The first ten games of the season lend substantial credence to Puel's claim, though there is no sign of his side being sucked into a 'what may be' daydream just yet. Valenciennes, a side who have dished out thumping defeats to Marseille and Lorient this season, were walloped 5-0 before Lille were disposed of, and Nice have - as their limited resources dictate - done all this on the equivalent of Zlatan Ibrahimovic's monthly tattoo budget.
Jeremy Pied's opposite number on the left flank, Eric Bautheac, was cherry-picked from relegated Dijon and has proven his first Ligue 1 season, in which he more than cut the mustard, was no one-off. Pied has added pace and penetration down the right, and would have been joined by another Lyon player, France Under-21 international playmaker Clement Grenier, at the Stade du Ray had Yoann Gourcuff not suffered a knee injury in August. Forced to look elsewhere for a creative midfielder, Nice stumbled happily upon Valentin Esseyric, an outcast at Monaco. The 20-year-old celebrated Nice taking up the €1.5 million option on him six months early with a sublime strike against Valenciennes.
The bargain of them all, however, has been Dario Cvitanich. Purchased for €450,000 from Ajax, the Argentine reached double figures in league goals before Christmas - becoming the first Nice player since Loic Remy in 2009-10 to do so - and is only headed by Ibrahimovic in the Ligue 1 scoring charts. All this despite "not really being a goalscorer," according to Carlos Bianchi. "He's more complete, more thoughtful, more a killer," the former PSG striker said after seeing Cvitanich make strides forward during a season-long loan at Boca Juniors last term. "Without being a real number nine, he has that goalscoring instinct, which allows him to be in the right place at the right time."
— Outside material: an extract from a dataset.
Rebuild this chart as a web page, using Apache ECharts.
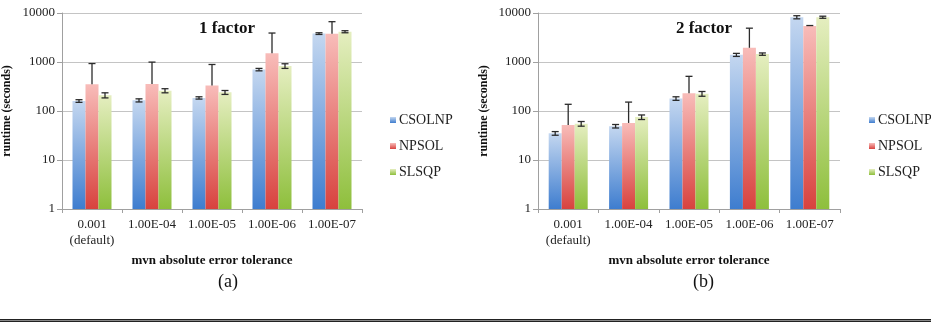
<!DOCTYPE html>
<html>
<head>
<meta charset="utf-8">
<script src="https://cdn.jsdelivr.net/npm/echarts@6/dist/echarts.min.js"></script>
<style>
  html, body { margin: 0; padding: 0; background: #fff; }
  #chart { width: 931px; height: 328px; }
</style>
</head>
<body>
<div id="chart"></div>
<script>
// categories and values
const categories = ['0.001\n(default)', '1.00E-04', '1.00E-05', '1.00E-06', '1.00E-07'];
const seriesNames = ['CSOLNP', 'NPSOL', 'SLSQP'];
const panelTitles = ['1 factor', '2 factor'];
const panelTags = ['(a)', '(b)'];

// (a) 1 factor
const csolnp1 = [160, 165, 185, 700, 3800];
const csolnp1Err = [10, 12, 10, 40, 150];
const npsol1 = [350, 355, 330, 1500, 3750];
const npsol1Err = [580, 640, 560, 2400, 2900];
const slsqp1 = [210, 260, 240, 830, 4150];
const slsqp1Err = [25, 25, 22, 90, 200];

// (b) 2 factor
const csolnp2 = [35, 49, 180, 1400, 8200];
const csolnp2Err = [3, 4, 15, 100, 600];
const npsol2 = [52, 57, 230, 1950, 5400];
const npsol2Err = [85, 95, 280, 2950, 150];
const slsqp2 = [55, 75, 225, 1450, 8200];
const slsqp2Err = [6, 8, 25, 80, 400];

const panels = [
  { values: [csolnp1, npsol1, slsqp1], errs: [csolnp1Err, npsol1Err, slsqp1Err] },
  { values: [csolnp2, npsol2, slsqp2], errs: [csolnp2Err, npsol2Err, slsqp2Err] },
];

const FONT = "'Liberation Serif', 'Times New Roman', serif";
const BAR_W = 13;
const colors = [
  ['#c4d7f0', '#3e7dcf'], // CSOLNP
  ['#f8bcb9', '#d8423e'], // NPSOL
  ['#e5eec0', '#8ebf3c'], // SLSQP
];
// NPSOL bars only show the plus side of the error bar
const plusOnly = [false, true, false];

function grad(c) {
  return new echarts.graphic.LinearGradient(0, 0, 0, 1, [
    { offset: 0, color: c[0] },
    { offset: 1, color: c[1] },
  ]);
}

function errorBar(k) {
  return function (params, api) {
    const i = api.value(0);
    const v = api.value(1);
    const e = api.value(2);
    const top = api.coord([i, v + e]);
    const bot = api.coord([i, plusOnly[k] ? v : v - e]);
    const x = top[0] + (k - 1) * BAR_W;
    const cap = 3.5;
    const style = { stroke: '#2b2b2b', lineWidth: 1.3 };
    const children = [
      { type: 'line', shape: { x1: x, y1: top[1], x2: x, y2: bot[1] }, style },
      { type: 'line', shape: { x1: x - cap, y1: top[1], x2: x + cap, y2: top[1] }, style },
    ];
    if (!plusOnly[k]) {
      children.push({ type: 'line', shape: { x1: x - cap, y1: bot[1], x2: x + cap, y2: bot[1] }, style });
    }
    return { type: 'group', children };
  };
}

const gridPos = [
  { left: 61, top: 13, width: 301, height: 196 },
  { left: 538, top: 13, width: 302, height: 196 },
];

const xAxes = [];
const yAxes = [];
const series = [];
panels.forEach((p, g) => {
  xAxes.push({
    type: 'category',
    gridIndex: g,
    data: categories,
    name: 'mvn absolute error tolerance',
    nameLocation: 'middle',
    nameGap: 42,
    nameTextStyle: { fontFamily: FONT, fontWeight: 'bold', fontSize: 13, color: '#111' },
    axisLine: { lineStyle: { color: '#a0a0a0', width: 1 } },
    axisTick: { show: true, length: 4, lineStyle: { color: '#a0a0a0' } },
    axisLabel: { fontFamily: FONT, fontSize: 13, color: '#222', margin: 8, lineHeight: 16, interval: 0 },
  });
  yAxes.push({
    type: 'log',
    logBase: 10,
    gridIndex: g,
    min: 1,
    max: 10000,
    name: 'runtime (seconds)',
    nameLocation: 'middle',
    nameGap: g === 0 ? 49 : 48,
    nameTextStyle: { fontFamily: FONT, fontWeight: 'bold', fontSize: 12, color: '#111' },
    axisLine: { show: true, lineStyle: { color: '#a0a0a0', width: 1 } },
    axisTick: { show: true, length: 5, lineStyle: { color: '#a0a0a0' } },
    axisLabel: {
      fontFamily: FONT, fontSize: 13, color: '#222', margin: 7,
      formatter: (v) => String(Math.round(v)),
    },
    splitLine: { show: true, lineStyle: { color: '#c4c4c4', width: 1 } },
  });
  seriesNames.forEach((name, k) => {
    series.push({
      name,
      type: 'bar',
      xAxisIndex: g,
      yAxisIndex: g,
      barWidth: BAR_W,
      barGap: '0%',
      itemStyle: { color: grad(colors[k]) },
      data: p.values[k],
      z: 2,
    });
  });
  seriesNames.forEach((name, k) => {
    series.push({
      name: 'err-' + name + '-' + g,
      type: 'custom',
      xAxisIndex: g,
      yAxisIndex: g,
      renderItem: errorBar(k),
      encode: { x: 0, y: 1 },
      data: p.values[k].map((v, i) => [i, v, p.errs[k][i]]),
      z: 5,
      silent: true,
    });
  });
});

const legendCommon = {
  orient: 'vertical',
  top: 108,
  itemWidth: 6,
  itemHeight: 6,
  itemGap: 12,
  icon: 'rect',
  data: seriesNames,
  textStyle: { fontFamily: FONT, fontSize: 14, color: '#222', padding: [0, 0, 0, -2] },
};

const option = {
  animation: false,
  backgroundColor: '#fff',
  title: panelTitles.map((t, g) => ({
    text: t,
    left: g === 0 ? 222 : 699,
    top: 15,
    textAlign: 'center',
    textStyle: { fontFamily: FONT, fontWeight: 'bold', fontSize: 17, color: '#111' },
  })),
  legend: [
    Object.assign({ left: 385 }, legendCommon),
    Object.assign({ left: 864 }, legendCommon),
  ],
  grid: gridPos,
  xAxis: xAxes,
  yAxis: yAxes,
  series,
  graphic: [
    { type: 'text', left: 218, top: 273, style: { text: panelTags[0], font: '18px ' + FONT, fill: '#111' } },
    { type: 'text', left: 693, top: 273, style: { text: panelTags[1], font: '18px ' + FONT, fill: '#111' } },
    { type: 'rect', left: 0, top: 319, shape: { width: 931, height: 3 }, style: { fill: '#888' } },
    { type: 'rect', left: 0, top: 319, shape: { width: 931, height: 1 }, style: { fill: '#222' } },
    { type: 'rect', left: 0, top: 321, shape: { width: 931, height: 1 }, style: { fill: '#222' } },
  ],
};

const chart = echarts.init(document.getElementById('chart'));
chart.setOption(option);
</script>
</body>
</html>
Creativity and cutting edge do not win football matches alone, however, and Didier Digard, once of pre-Qatari PSG and Middlesbrough, does a handy line in midfield enforcing in front of a back four which, generous though they can be at times, has generally done enough - along with Colombian goalkeeper David Ospina - to give their side's attacking elements something to build on.
More than that, though, is the influence of Puel himself, and not only in making the team attractive to watch. The coach, a defensive midfielder in his playing days, received a black eye in training after challenging for a ball with rugged Serbian centre-back Nemanja Pejcinovic, though it could just as easily have been the player emerging second-best. Puel has - as the French say - instilled 'la culture de la gagne', literally 'the culture of winning', a concept previously unheard of at the Stade du Ray. When Pied said recently, "we go looking for victory everywhere", he did not mean it in the desperate manner in which a Nice player would have said the phrase in the recent past.
Puel certainly takes his football very seriously. When playing for the Variety Club against a team made up of the Pope's Swiss guards, Puel revealed to a team-mate he had been to check up on his side's charity game opponents. "It's the team of God,'' he was told. "There is no God. We have to win," came the reply.
The Almighty perhaps exacted a measure of revenge by helping Ligue 1's most woeful side, Nancy, beat Nice in the Coupe de France on Wednesday. Acts of God are not usually covered by insurers, though they may well accept a hefty premium against loss of earnings. So, when Puel's men move into their new Allianz Riviera stadium, all 35,000-capacity of it, early next season, they should at least have a safety net against a dip in form. If they keep playing as they are now, however, they won't need it.